Watched: 09/15/2023
Format: Drafthouse
Viewing: Unknown
Director: Nolan
SimonUK and I attended a 15th Anniversary screening of The Dark Knight, arguably one of two films that set superhero movies on their current trajectory from 2008 (Iron Man being the other), as DC and Marvel made their way from "huh, superheroes are a fun novelty" to "please stop it with the superheroes".
It has been years and years since I've returned to The Dark Knight (see what I did there?!), and there's a lot of water under the bridge. But it's also a movie I saw so many times between 2008 and 2012 or so that I also have a hard time just slipping back into the movie.
It still has the wildly confusing discussion at the end, that does, in fact, make sense if you squint and go along with the premise of what will, in fact, sway Gothamites to stand with law and order. But it's arguable the film needed to be more clear in the moment. Clearly, Nolan's capable of that messaging - because he really, really sticks the landing on "actually, people aren't murderous trash, Joker, you dick." But that last scene really scrambles on the whole "Batman went on a murderous rampage, not Harvey" bit so that they make Harvey the symbol of justice as a martyred hero.
It's an odd bit of legacy that the Joker is seen as a "mad dog chasing a car". He's clearly not that at all in this movie, but we take what people say in movies at face value instead of literally all of the evidence piling up. He says he's no schemer, but he intentionally gets arrested and sews a bomb into someone's stomach so he can get to the guy in the holding cell in the middle of police headquarters. I mean, that's... wildly more interesting than Jared Leto's dipshit with the face tattoos.

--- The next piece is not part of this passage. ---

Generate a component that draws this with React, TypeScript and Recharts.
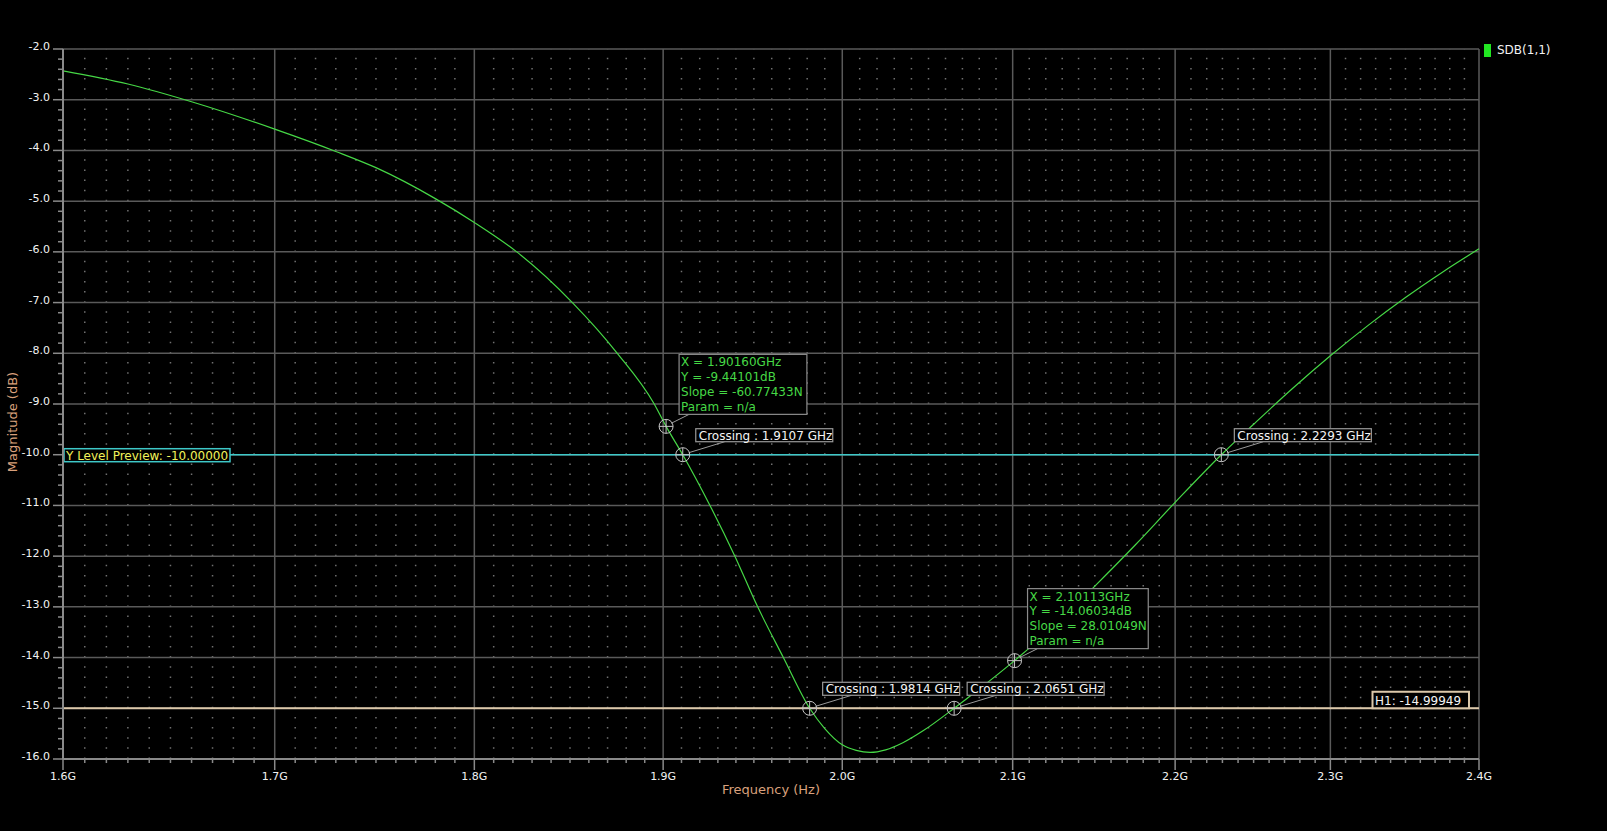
import React from 'react';
import { LineChart, Line, XAxis, YAxis, ReferenceLine, ReferenceDot } from 'recharts';

// ---- data ----
const freqGHz = [
  1.6, 1.63, 1.66, 1.7, 1.73, 1.75, 1.78, 1.8, 1.822, 1.851, 1.875, 1.895, 1.9016, 1.9107,
  1.9255, 1.9393, 1.952, 1.9664, 1.9814, 1.99, 2.0, 2.008, 2.016, 2.025, 2.035, 2.047, 2.0651,
  2.08, 2.10113, 2.125, 2.15, 2.175, 2.2, 2.2293, 2.25, 2.275, 2.3, 2.325, 2.35, 2.375, 2.4,
];
const sdb11 = [
  -2.43, -2.69, -3.04, -3.58, -4.02, -4.34, -4.95, -5.42, -6.0, -6.99, -7.99, -8.99, -9.441, -10.0,
  -10.99, -11.99, -12.99, -13.99, -15.0, -15.4, -15.72, -15.83, -15.87, -15.82, -15.68, -15.44, -15.0,
  -14.62, -14.06, -13.38, -12.59, -11.78, -10.94, -10.0, -9.4, -8.7, -8.05, -7.45, -6.9, -6.4, -5.94,
];

const xMajorTicks = [1.6, 1.7, 1.8, 1.9, 2.0, 2.1, 2.2, 2.3, 2.4];
const xTickLabels = ['1.6G', '1.7G', '1.8G', '1.9G', '2.0G', '2.1G', '2.2G', '2.3G', '2.4G'];
const yMajorTicks = [-2, -3, -4, -5, -6, -7, -8, -9, -10, -11, -12, -13, -14, -15, -16];
const yTickLabels = ['-2.0', '-3.0', '-4.0', '-5.0', '-6.0', '-7.0', '-8.0', '-9.0', '-10.0', '-11.0', '-12.0', '-13.0', '-14.0', '-15.0', '-16.0'];

const markerX = [1.9016, 2.10113];
const markerY = [-9.44101, -14.06034];
const markerSlope = ['-60.77433N', '28.01049N'];

const crossingX = [1.9107, 1.9814, 2.0651, 2.2293];
const crossingY = [-10, -15, -15, -10];
const crossingText = ['1.9107 GHz', '1.9814 GHz', '2.0651 GHz', '2.2293 GHz'];

const yLevel = -10;
const h1Level = -14.99949;
const seriesName = 'SDB(1,1)';

// minor tick values (grid subdivisions)
const xMinorTicks: number[] = [];
for (let i = 160; i <= 240; i++) if (i % 10 !== 0) xMinorTicks.push(i / 100);
const yMinorTicks: number[] = [];
for (let i = -80; i <= -10; i++) if (i % 5 !== 0) yMinorTicks.push(i / 5);

const xAllTicks = [...xMajorTicks, ...xMinorTicks].sort((a, b) => a - b);
const yAllTicks = [...yMajorTicks, ...yMinorTicks].sort((a, b) => a - b);

const data = freqGHz.map((f, i) => ({ f, v: sdb11[i] }));

const FONT = '"DejaVu Sans", sans-serif';
const AXIS = '#8a8a8a';
const GRID = '#5a5a5a';
const MINOR = '#707070';
const GREEN = '#46d846';
const TAN = '#d9a07c';

const findIdx = (arr: number[], v: number) => arr.findIndex((t) => Math.abs(t - v) < 1e-6);

const XTick = (props: any) => {
  const { x, y, payload } = props;
  const idx = findIdx(xMajorTicks, payload.value);
  const major = idx >= 0;
  return (
    <g>
      <line x1={x} x2={x} y1={y} y2={y + (major ? 11 : 4)} stroke={AXIS} strokeWidth={1.5} />
      {major && (
        <text x={x} y={y + 21} textAnchor="middle" fill="#f2f2f2" fontSize={11} fontFamily={FONT}>
          {xTickLabels[idx]}
        </text>
      )}
    </g>
  );
};

const YTick = (props: any) => {
  const { x, y, payload } = props;
  const idx = findIdx(yMajorTicks, payload.value);
  const major = idx >= 0;
  return (
    <g>
      <line x1={x} x2={x - (major ? 10 : 5)} y1={y} y2={y} stroke={AXIS} strokeWidth={1.5} />
      {major && (
        <text x={x - 13} y={y + 1} textAnchor="end" fill="#f2f2f2" fontSize={11} fontFamily={FONT}>
          {yTickLabels[idx]}
        </text>
      )}
    </g>
  );
};

const Crosshair = ({ cx, cy }: { cx: number; cy: number }) => (
  <g>
    <circle cx={cx} cy={cy} r={7} fill="none" stroke="#c4c4c4" strokeWidth={1} />
    <line x1={cx - 7} x2={cx + 7} y1={cy} y2={cy} stroke="#c4c4c4" strokeWidth={1} />
    <line x1={cx} x2={cx} y1={cy - 7} y2={cy + 7} stroke="#c4c4c4" strokeWidth={1} />
  </g>
);

const makeMarkerShape = (i: number) => (props: any) => {
  const { cx, cy } = props;
  const lines = [
    `X = ${markerX[i].toFixed(5)}GHz`,
    `Y = ${markerY[i].toFixed(5)}dB`,
    `Slope = ${markerSlope[i]}`,
    `Param = n/a`,
  ];
  const maxLen = Math.max(...lines.map((l) => l.length));
  const w = maxLen * 7.1;
  const bx = cx + 13;
  const by = cy - 72;
  const h = 60;
  return (
    <g>
      <line x1={cx + 5} y1={cy - 3} x2={cx + 23} y2={by + h} stroke="#9a9a9a" strokeWidth={1} />
      <rect x={bx} y={by} width={w} height={h} fill="#000" stroke="#8c8c8c" strokeWidth={1.2} />
      {lines.map((l, k) => (
        <text key={k} x={bx + 2} y={by + 12 + k * 14.8} fill={GREEN} fontSize={12} fontFamily={FONT}>
          {l}
        </text>
      ))}
      <Crosshair cx={cx} cy={cy} />
    </g>
  );
};

const makeCrossingShape = (i: number) => (props: any) => {
  const { cx, cy } = props;
  const bx = cx + 13;
  const by = cy - 26;
  return (
    <g>
      <line x1={cx + 6} y1={cy - 2} x2={cx + 42} y2={by + 13} stroke="#9a9a9a" strokeWidth={1} />
      <rect x={bx} y={by} width={137} height={13} fill="#000" stroke="#9a9a9a" strokeWidth={1.2} />
      <text x={bx + 3} y={by + 11} fill="#f4f4f4" fontSize={12} fontFamily={FONT}>
        {`Crossing : ${crossingText[i]}`}
      </text>
      <Crosshair cx={cx} cy={cy} />
    </g>
  );
};

const YLevelLabel = (props: any) => {
  const vb = props.viewBox || {};
  const left = Math.min(vb.x, vb.x + (vb.width || 0));
  const y = vb.y;
  return (
    <g>
      <rect x={left + 1} y={y - 6} width={166} height={13} fill="#000" stroke="#3ec8c8" strokeWidth={1.5} />
      <text x={left + 3} y={y + 5} fill="#f2f25a" fontSize={12} fontFamily={FONT}>
        {`Y Level Preview: ${yLevel.toFixed(5)}`}
      </text>
    </g>
  );
};

const H1Label = (props: any) => {
  const vb = props.viewBox || {};
  const right = Math.max(vb.x, vb.x + (vb.width || 0));
  const y = vb.y;
  return (
    <g>
      <rect x={right - 106.5} y={y - 16.5} width={96.5} height={16.5} fill="#000" stroke="#dcc8aa" strokeWidth={2} />
      <text x={right - 104} y={y - 3.5} fill="#f4f4f4" fontSize={12} fontFamily={FONT}>
        {`H1: ${h1Level.toFixed(5)}`}
      </text>
    </g>
  );
};

const YAxisTitle = (props: any) => {
  const vb = props.viewBox || {};
  const cy = vb.y + vb.height / 2 + 18;
  return (
    <text
      x={12.5}
      y={cy}
      transform={`rotate(-90 12.5 ${cy})`}
      textAnchor="middle"
      dominantBaseline="central"
      fill={TAN}
      fontSize={13}
      fontFamily={FONT}
    >
      Magnitude (dB)
    </text>
  );
};

const XAxisTitle = (props: any) => {
  const vb = props.viewBox || {};
  const cx = vb.x + vb.width / 2;
  return (
    <text x={cx} y={vb.y + 35} textAnchor="middle" fill={TAN} fontSize={13} fontFamily={FONT}>
      Frequency (Hz)
    </text>
  );
};

export default function App() {
  return (
    <div style={{ position: 'absolute', left: 0, top: 0, width: 1607, height: 831, background: '#000', overflow: 'hidden' }}>
      <LineChart width={1607} height={831} data={data} margin={{ top: 49, right: 128, bottom: 0, left: 0 }}>
        <XAxis
          dataKey="f"
          type="number"
          scale="log"
          domain={[1.6, 2.4]}
          allowDataOverflow
          ticks={xAllTicks}
          interval={0}
          tickSize={0}
          tickMargin={0}
          tick={<XTick />}
          tickLine={false}
          height={72}
          axisLine={{ stroke: AXIS, strokeWidth: 2 }}
          label={<XAxisTitle />}
        />
        <YAxis
          type="number"
          domain={[-16, -2]}
          allowDataOverflow
          ticks={yAllTicks}
          interval={0}
          tickSize={0}
          tickMargin={0}
          tick={<YTick />}
          tickLine={false}
          width={63}
          axisLine={{ stroke: AXIS, strokeWidth: 2 }}
          label={<YAxisTitle />}
        />
        {xMinorTicks.map((t) => (
          <ReferenceLine key={`mx${t}`} x={t} stroke={MINOR} strokeWidth={1.5} strokeDasharray="1.5 8.64" />
        ))}
        {xMajorTicks.map((t) => (
          <ReferenceLine key={`gx${t}`} x={t} stroke={GRID} strokeWidth={1.5} />
        ))}
        {yMajorTicks.map((t) => (
          <ReferenceLine key={`gy${t}`} y={t} stroke={GRID} strokeWidth={1.5} />
        ))}
        <ReferenceLine y={yLevel} stroke="#3ec8c8" strokeWidth={1.5} label={<YLevelLabel />} />
        <ReferenceLine y={h1Level} stroke="#dcc8aa" strokeWidth={2.2} label={<H1Label />} />
        <Line dataKey="v" type="monotone" stroke={GREEN} strokeWidth={1.2} dot={false} activeDot={false} isAnimationActive={false} />
        {markerX.map((mx, i) => (
          <ReferenceDot key={`m${i}`} x={mx} y={markerY[i]} r={7} shape={makeMarkerShape(i)} />
        ))}
        {crossingX.map((cxv, i) => (
          <ReferenceDot key={`c${i}`} x={cxv} y={crossingY[i]} r={7} shape={makeCrossingShape(i)} />
        ))}
      </LineChart>
      <div style={{ position: 'absolute', left: 1484, top: 44, width: 7, height: 13, background: '#22e622' }} />
      <div
        style={{
          position: 'absolute',
          left: 1497,
          top: 43,
          fontFamily: FONT,
          fontSize: 12,
          lineHeight: '15px',
          color: '#f2f2f2',
          whiteSpace: 'nowrap',
        }}
      >
        {seriesName}
      </div>
    </div>
  );
}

But, man, is some of the dialog in this movie clunky. It's people speaking in trailer quotes and ensuring that their reason for existing as part of this iconography is clearly understood. Some of it works, but, you have to let yourself sink into the fact that this is a modern myth and not someone's attempt at realism. We're conveying *ideas* here, not worrying about Batman's inner-life.
Also - man, does the Batmask not work. I don't know who decided it's essentially a fake nose, but it is. And in close-up, it looks insane and makes Bale's very normal mouth look very not normal. Paired with the Bat-voice, it's a lot.
"maybe I don't want to breathe through my nose..." |
Despite all this, Ledger's performance is one for the ages. That's not news. I should really watch that Joaquin Phoenix movie sometime, because I expected it might suffer by comparison, but apparently did not. Who knew this guy would become Oscar bait?
Boner.
heh.
Anyway, I still like the movie. It's not aged into a curiosity quite yet, and it still has massive impact on superhero cinema. If you look at the myth-building and argument of ethical models as the story, I'm not sure it's been topped. After all, we're still crawling out from the DCEU that was formed in its image and from a WB who learned all the wrong lessons from this movie's success. But it also was part of that 2008 one-two punch for a reason.
All that said, I do hope the new Batman movie series and whatever happens with Bats in the Gunn-driven DCU work out.
I'm still blown away we got what we got out of these films. And I am sure in a few years I'll be back here defending The Dark Knight Rises.